Stephen Kemp added: “I think the Scottish government needs to take a closer look at procurement practices and put in place measures to enable greater SME participation. This may require the procuring authority to do more work to manage the contract across multiple contractors. But spreading the work and associated risk across multiple smaller companies would not only be good for the industry – it should deliver better outcomes for the taxpayer.”

Some thought there was more to this than straightforward incompetent business management.

Former National Infrastructure Commission chairman Lord Adonis told Talk Radio breathlessly that the collapse of Carillion was “one of the major corporate scandals of our times”. He said: “Books and films will be made of it, a bit like Enron.”
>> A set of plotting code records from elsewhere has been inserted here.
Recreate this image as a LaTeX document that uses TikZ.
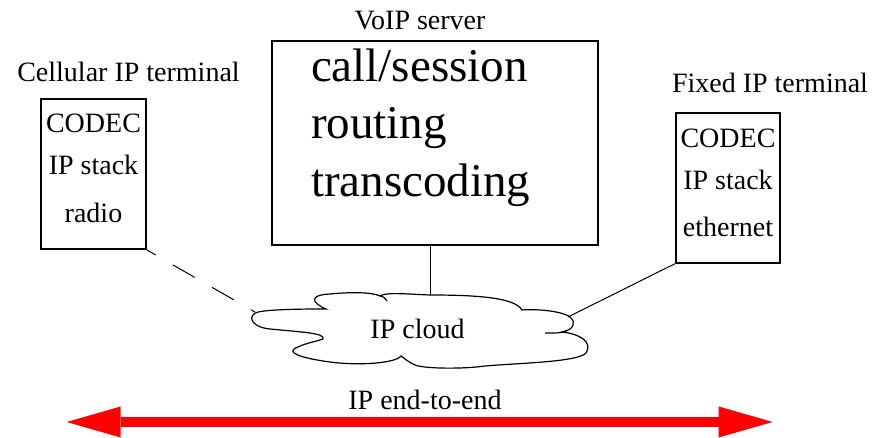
\documentclass[tikz,border=0pt]{standalone}
\usepackage{fontspec}
\setmainfont{Liberation Serif}
\usetikzlibrary{arrows.meta,positioning}
\tikzset{x=1pt, y=-1pt,
  termbox/.style={draw, line width=2pt, inner sep=0pt, align=center,
    minimum width=105pt, minimum height=150pt,
    font=\fontsize{28}{42}\selectfont, text height=98pt, text depth=0pt},
  srvbox/.style={draw, line width=2pt, inner sep=0pt, align=left, text width=248pt,
    minimum width=326pt, minimum height=204pt,
    font=\fontsize{47}{57.5}\selectfont, text height=35pt, text depth=158pt},
  lbl/.style={anchor=base, inner sep=0pt, font=\fontsize{28}{34}\selectfont},
  link/.style={line width=1pt},
  cloudline/.style={line width=1.2pt},
  tip/.tip={Triangle[length=54pt, width=31pt, line width=0pt]},
  e2e/.style={red, line width=10pt, tip-tip}}

\begin{document}
\begin{tikzpicture}
                \useasboundingbox (0,0) rectangle (873,438);
                \node (cell)   [termbox] at (93.5,174)   {CODEC\\IP stack\\[6pt]radio};
                \node (fixed)  [termbox, minimum width=104pt] at (728,187.7) {CODEC\\IP stack\\[5pt]ethernet};
                \node (server) [srvbox]  at (435,143)    {call/session\\routing\\transcoding};
                \node (celllbl)   [lbl] at (128.5,81.7) {Cellular IP terminal};
                \node (fixedlbl)  [lbl] at (770,92.7)   {Fixed IP terminal};
                \node (serverlbl) [lbl] at (420,30)     {VoIP server};
                \draw[cloudline]
                  (326,309) .. controls (312,303) and (308,295) .. (330,294)
                  .. controls (350,292) and (372,292) .. (380,296)
                  .. controls (386,292) and (405,294) .. (430,295)
                  .. controls (480,295) and (515,298) .. (522,310)
                  .. controls (532,309) and (560,310) .. (570,317)
                  .. controls (577,323) and (573,330) .. (562,332)
                  .. controls (580,334) and (593,342) .. (586,353)
                  .. controls (578,362) and (520,363) .. (485,366)
                  .. controls (465,369) and (425,369) .. (415,365)
                  .. controls (408,362) and (404,358) .. (401,356)
                  .. controls (396,363) and (360,366) .. (330,362)
                  .. controls (300,358) and (284,352) .. (298,347)
                  .. controls (306,343) and (318,341) .. (323,339)
                  .. controls (326,333) and (300,332) .. (270,329)
                  .. controls (250,327) and (247,315) .. (258,312)
                  .. controls (272,309) and (310,309) .. cycle;
                \draw[cloudline] (380,296) .. controls (384,297) .. (387,301);
                \draw[cloudline] (566,331) .. controls (560,333) .. (545,333);
                \node (cloud) [lbl] at (417.5,338.3) {IP cloud};
                \coordinate (cloudW) at (255,312);
                \coordinate (cloudN) at (430,295);
                \coordinate (cloudE) at (568,317);
                \draw[link, dash pattern=on 25pt off 20pt, dash phase=15pt] (cell.south east) -- (cloudW);
                \draw[link] (fixed.south west) -- (cloudE);
                \draw[link] (cloudN |- server.south) -- (cloudN);
                \coordinate (e2eL) at (66.7,422);
                \coordinate (e2eR) at (772.7,422);
                \draw[e2e] (e2eL) -- (e2eR);
                \node (e2e) [lbl] at (425,409.3) {IP end-to-end};
              \end{tikzpicture}
\end{document}
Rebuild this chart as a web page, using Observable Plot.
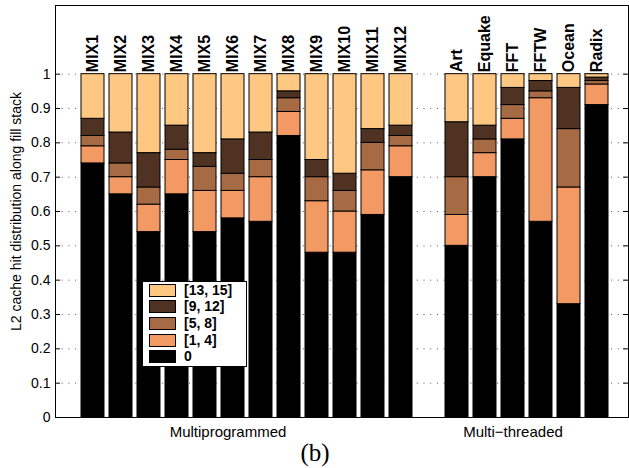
<!DOCTYPE html>
<html><head><meta charset="utf-8">
<script src="https://cdn.jsdelivr.net/npm/d3@7"></script>
<script src="https://cdn.jsdelivr.net/npm/@observablehq/plot@0.6"></script>
<style>
body{margin:0;background:#fff;}
#wrap{position:relative;width:629px;height:468px;font-family:"Liberation Sans",Arial,Helvetica,sans-serif;}
#legend{position:absolute;left:141.5px;top:280.5px;width:103px;height:84px;border:1px solid #000;background:#fff;box-sizing:content-box;}
.sw{position:absolute;left:6.5px;width:25px;height:11px;border:1px solid #000;}
.lb{position:absolute;left:41.5px;font-weight:bold;font-size:14px;line-height:14px;color:#000;white-space:nowrap;}
</style>
</head><body>
<div id="wrap"></div>
<script>
const names = ["MIX1","MIX2","MIX3","MIX4","MIX5","MIX6","MIX7","MIX8","MIX9","MIX10","MIX11","MIX12","Art","Equake","FFT","FFTW","Ocean","Radix"];
const gapName = " ";
const categories = ["0","[1, 4]","[5, 8]","[9, 12]","[13, 15]"];
const colors = ["#000000","#F39A64","#A66A45","#503223","#FFC882"];
const hit0     = [0.74,0.65,0.54,0.65,0.54,0.58,0.57,0.82,0.48,0.48,0.59,0.70, 0.50,0.70,0.81,0.57,0.33,0.91];
const hit1_4   = [0.05,0.05,0.08,0.10,0.12,0.08,0.13,0.07,0.15,0.12,0.13,0.09, 0.09,0.07,0.06,0.36,0.34,0.06];
const hit5_8   = [0.03,0.04,0.05,0.03,0.07,0.05,0.05,0.04,0.07,0.06,0.08,0.03, 0.11,0.04,0.04,0.02,0.17,0.01];
const hit9_12  = [0.05,0.09,0.10,0.07,0.04,0.10,0.08,0.02,0.05,0.05,0.04,0.03, 0.16,0.04,0.05,0.03,0.12,0.01];
const hit13_15 = [0.13,0.17,0.23,0.15,0.23,0.19,0.17,0.05,0.25,0.29,0.16,0.15, 0.14,0.15,0.04,0.02,0.04,0.01];
const yTicks = [0,0.1,0.2,0.3,0.4,0.5,0.6,0.7,0.8,0.9,1];
const groupLabels = [{at:"MIX6", text:"Multiprogrammed"},{at:"FFT", text:"Multi\u2212threaded"}];
const yLabel = "L2 cache hit distribution along fill stack";
const figLabel = "(b)";

const series = [hit0, hit1_4, hit5_8, hit9_12, hit13_15];
const data = [];
names.forEach((n, i) => series.forEach((s, k) => data.push({name: n, cat: categories[k], value: s[i]})));
const totals = names.map((n, i) => ({name: n, total: d3.sum(series, s => s[i])}));
const xDomain = [...names.slice(0, 12), gapName, ...names.slice(12)];

const W = 629, H = 468, mL = 55, mR = 1, mT = 5, mB = 51;
const frameW = W - mL - mR;

const plot = Plot.plot({
  width: W, height: H,
  marginLeft: mL, marginRight: mR, marginTop: mT, marginBottom: mB,
  style: {fontFamily: '"Liberation Sans", Arial, Helvetica, sans-serif', fontSize: "14px", color: "#000", background: "#fff"},
  x: {type: "band", domain: xDomain, paddingInner: 0.19, paddingOuter: 0.545, align: 0.553, axis: null},
  y: {domain: [0, 1.2], axis: null},
  color: {domain: categories, range: colors},
  marks: [
    Plot.gridY(yTicks.slice(1), {stroke: "#555", strokeOpacity: 1, strokeDasharray: "1,5.7"}),
    Plot.barY(data, {x: "name", y: "value", fill: "cat", order: categories, stroke: "#000", strokeWidth: 1, inset: 0}),
    Plot.tickY(yTicks, {y: d => d, stroke: "#000", insetRight: frameW - 5}),
    Plot.tickY(yTicks, {y: d => d, stroke: "#000", insetLeft: frameW - 5}),
    Plot.axisY(yTicks, {tickSize: 0, tickPadding: 5, tickFormat: d => String(d), fontSize: 14, label: null}),
    Plot.text(totals, {x: "name", y: "total", text: "name", rotate: -90, textAnchor: "start", lineAnchor: "middle", dy: -2, fontWeight: "bold", fontSize: 16}),
    Plot.text([yLabel], {text: d => d, frameAnchor: "left", rotate: -90, textAnchor: "middle", lineAnchor: "bottom", dx: -35, fontSize: 14}),
    Plot.text(groupLabels.slice(0, 1), {x: "at", text: "text", frameAnchor: "bottom", dy: 19, dx: -5, fontSize: 15}),
    Plot.text(groupLabels.slice(1), {x: "at", text: "text", frameAnchor: "bottom", dy: 19, fontSize: 15}),
    Plot.text([figLabel], {text: d => d, frameAnchor: "bottom", dx: -27, dy: 43, fontSize: 25, fontFamily: '"Liberation Serif", "DejaVu Serif", serif'}),
    Plot.frame({stroke: "#000"})
  ]
});
const wrap = document.getElementById("wrap");
wrap.appendChild(plot);

const legend = document.createElement("div");
legend.id = "legend";
const rowCenters = [8.5, 25.2, 41.8, 58.5, 75.2];
categories.slice().reverse().forEach((c, i) => {
  const k = categories.indexOf(c);
  const sw = document.createElement("div");
  sw.className = "sw";
  sw.style.top = (rowCenters[i] - 6.5) + "px";
  sw.style.background = colors[k];
  legend.appendChild(sw);
  const lb = document.createElement("div");
  lb.className = "lb";
  lb.style.top = (rowCenters[i] - 7.5) + "px";
  lb.textContent = c;
  legend.appendChild(lb);
});
wrap.appendChild(legend);
</script>
</body></html>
He said he had got no evidence of any crimes having been perpetrated but said “big questions need to be asked of the auditors in cases like this”.

Other political opponents of the government, including trades unions and Labour MPs sought to blame the government, either for continuing to award contracts to a firm that had reported an interim loss of £1.1bn in September, or conversely for not doing enough to protect employees and suppliers of Carillion.

The Insolvency Service said that to ensure continuity of public services, Carillion will continue to employ workers on the same terms and conditions as before. It said that employees should continue to turn up for work and will be paid as normal.

A dedicated website has been set up to provide information for anyone affected at www.pwc.co.uk/carillion and a phone helpline – 0800 063 9282.